United have become a club in search of 'the five grand.' Their recent season ticket text message reminders, sent between two humiliating defeats to Everton and Manchester City, encapsulated how the money-making apparatus precedes everything.

Their stadium is leaky and careworn. Their transfer spend is ridiculous. The club harbour some hopes of weighing off £500,000–a week Alexis Sanchez on loan this summer by continuing to foot £300,000 a week of his wages they signed up to, in British football's most profligate deal of all time. Good luck with that.

Focus tends to fly out of the widow when there is a bottomless pit of money, though Ajax's purchases have shown the converse.

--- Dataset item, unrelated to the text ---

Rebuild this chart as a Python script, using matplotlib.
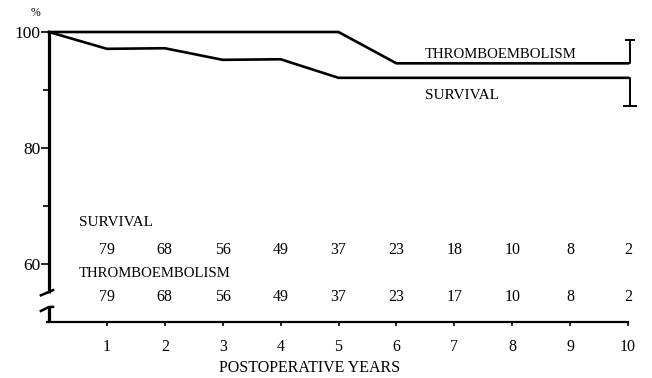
import matplotlib
matplotlib.use("Agg")
import matplotlib.pyplot as plt
from matplotlib.lines import Line2D

# ---- data ----
years = [0, 1, 2, 3, 4, 5, 6, 7, 8, 9, 10]
survival = [100, 97.1, 97.2, 95.2, 95.3, 92.1, 92.1, 92.1, 92.1, 92.1, 92.1]
thromboembolism = [100, 100, 100, 100, 100, 100, 94.6, 94.6, 94.6, 94.6, 94.6]
survival_low_10 = 87.3
thrombo_high_10 = 98.6
count_years = [1, 2, 3, 4, 5, 6, 7, 8, 9, 10]
survival_counts = [79, 68, 56, 49, 37, 23, 18, 10, 8, 2]
thrombo_counts = [79, 68, 56, 49, 37, 23, 17, 10, 8, 2]
xticks = [1, 2, 3, 4, 5, 6, 7, 8, 9, 10]
yticks_major = [60, 80, 100]
yticks_minor = [70, 90]

FONT = "Liberation Serif"
plt.rcParams['font.family'] = [FONT, 'DejaVu Serif']

W, H = 652, 378
fig = plt.figure(figsize=(W / 100, H / 100), dpi=100)
left_px, right_px, top_px, bottom_px = 49, 628, 32, 322
ax = fig.add_axes([left_px / W, 1 - bottom_px / H,
                   (right_px - left_px) / W, (bottom_px - top_px) / H])
ax.set_xlim(0, 10)
ax.set_ylim(50, 100)

lw = 1.9
ax.plot(years, thromboembolism, color='black', lw=lw, clip_on=False)
ax.plot(years, survival, color='black', lw=lw, clip_on=False)

# one-sided error bars at year 10
xe = 10.03
ax.plot([10, xe, xe], [thromboembolism[-1], thromboembolism[-1], thrombo_high_10],
        color='black', lw=1.4, clip_on=False)
ax.plot([xe - 0.07, xe + 0.07], [thrombo_high_10, thrombo_high_10],
        color='black', lw=1.4, clip_on=False)
ax.plot([10, xe, xe], [survival[-1], survival[-1], survival_low_10],
        color='black', lw=1.4, clip_on=False)
ax.plot([xe - 0.1, xe + 0.1], [survival_low_10, survival_low_10],
        color='black', lw=1.4, clip_on=False)

# spines
for s in ['top', 'right', 'left']:
    ax.spines[s].set_visible(False)
ax.spines['bottom'].set_linewidth(1.6)
ax.spines['bottom'].set_bounds(-0.03, 10)

# manual broken left axis
spine_kw = dict(color='black', lw=2.3, clip_on=False, solid_capstyle='butt')
ax.add_line(Line2D([0, 0], [100.2, 55.0], **spine_kw))
ax.add_line(Line2D([-0.14, 0.07], [54.6, 55.5], color='black', lw=1.8, clip_on=False))
ax.add_line(Line2D([0, 0], [52.6, 50], **spine_kw))
ax.add_line(Line2D([-0.14, 0.0, 0.07], [51.9, 52.6, 52.6], color='black', lw=1.8,
                   clip_on=False))

# ticks
ax.set_xticks(xticks)
ax.set_xticklabels([str(v) for v in xticks], fontsize=11.5)
ax.set_yticks(yticks_major)
ax.set_yticklabels([str(v) for v in yticks_major], fontsize=12.5)
ax.set_yticks(yticks_minor, minor=True)
ax.tick_params(axis='y', which='major', direction='out', length=6, width=1.2, pad=0)
ax.tick_params(axis='y', which='minor', direction='out', length=4, width=1.2)
ax.tick_params(axis='x', direction='out', length=3, width=1.2, pad=9)

# labels
ax.text(4.5, 42.1, "POSTOPERATIVE YEARS", ha='center', va='center', fontsize=11.5)
ax.text(-0.24, 103.3, "%", ha='center', va='center', fontsize=8.5)
ax.text(6.49, 96.2, "THROMBOEMBOLISM", ha='left', va='center', fontsize=10.6)
ax.text(6.49, 89.1, "SURVIVAL", ha='left', va='center', fontsize=11)
ax.text(0.52, 67.1, "SURVIVAL", ha='left', va='center', fontsize=11)
ax.text(0.52, 58.3, "THROMBOEMBOLISM", ha='left', va='center', fontsize=10.6)
for x, n in zip(count_years, survival_counts):
    ax.text(x, 62.4, str(n), ha='center', va='center', fontsize=11.5)
for x, n in zip(count_years, thrombo_counts):
    ax.text(x, 54.3, str(n), ha='center', va='center', fontsize=11.5)

fig.savefig("out.png", dpi=100)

Daley Blind – rejuvenated back in Amsterdam - was a signing inspired by the success of Frank Rijkaard in 1995, getting an old hand to guide the youngsters.

David Neres was spotted at Brazilian side Sao Paulo and Hakim Ziyech at a relegated Twente.

United would never have signed such players in the post-Ferguson era. Nor enough stardust.

Which is why someone of intellect, pedigree and stature is required to restore the right priorities and end the air of desperation which has enveloped the place.

Someone to tell players who agitate to go that they can see themselves out. And someone with the authority to challenge the manager - as he and Overmars did, to huge effect - when Erik ten Hag was under fierce criticism for the side's lack of panache.

United are involved in an endless spending quest to prove they are still the mighty European power, though that has never been their way.

'If you are a player at the Manchester City academy, what sort of hope and drive do you have as a young player, when their Champions League squad is 12 per cent club trained?' Van der Sar said when we talked.

'Maybe the money's good but we try to paint a different picture.'

He was talking his old boss's language. Ferguson would have approved.